GaitMixer icon indicating copy to clipboard operation
GaitMixer copied to clipboard

Program interrupt when multi-GPU training

Open hxi667 opened this issue 1 year ago • 7 comments

Hi, it is great work! But I also needed some help. When I run train.py with multiple GPUs, (for example, the "--gpus" parameter is set to "0,1,2,3,4,5,6,7"), my program interrupts but returns no errors. I found that the interrupts occurred in the "loss.backward()" line of code. Can you give me some advice? Thank you very much!!

hxi667 avatar Mar 07 '23 01:03 hxi667

It may be something with the GPU environment. Have you tried with only 1 GPU and 2 GPUs? (export CUDA_VISIBLE_DEVICES=0)

exitudio avatar Mar 07 '23 02:03 exitudio

Yes, no problem when I'm just using a gpu, I've set os.environ["CUDA_VISIBLE_DEVICES"]="0,1" , but it still doesn't work.

hxi667 avatar Mar 07 '23 02:03 hxi667

Are you using clusters or multiprocess? The code uses DataParallel so it doesn't support multiprocess.

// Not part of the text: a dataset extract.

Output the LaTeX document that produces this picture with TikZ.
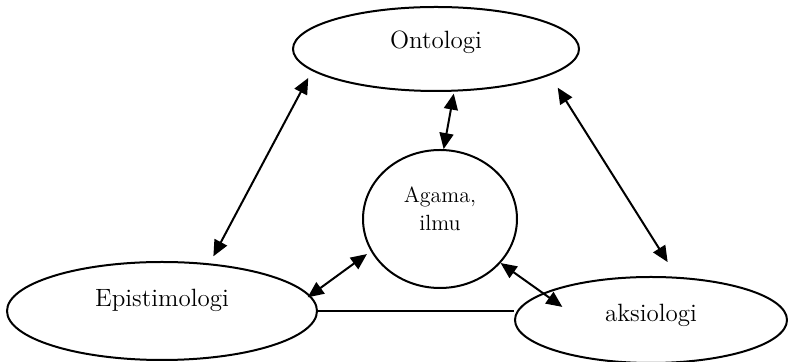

exitudio avatar Mar 07 '23 02:03 exitudio

Yes, I know this code uses DataParallel, I don't use multiprocess. As a comparison, I can use 8 GPu's on GaitGraph.

hxi667 avatar Mar 07 '23 02:03 hxi667

One difference from GaitGraph is we use Triplet loss from pytorch_metric_learning . But it shouldn't be a problem. It also works on my 4 GPU server.

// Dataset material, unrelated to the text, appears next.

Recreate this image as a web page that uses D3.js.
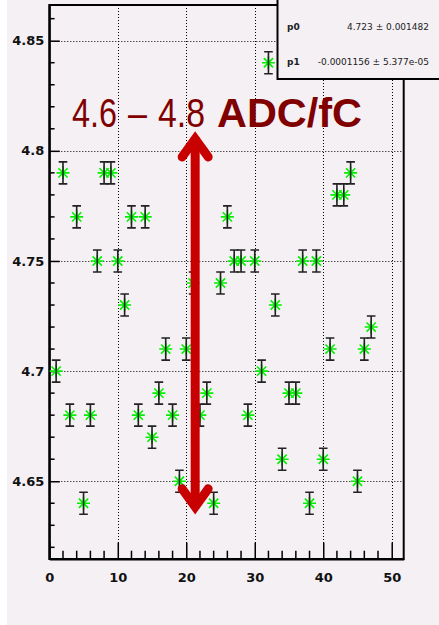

exitudio avatar Mar 07 '23 02:03 exitudio

You can try --loss_func supcon to see that the Triplet loss causes this problem or not.

exitudio avatar Mar 07 '23 02:03 exitudio

I changed the conda environment to the one used by Garph and the problem was solved! I guess it could be a certain package version that is causing the problem. Thank you again for your kind answers!

hxi667 avatar Mar 07 '23 03:03 hxi667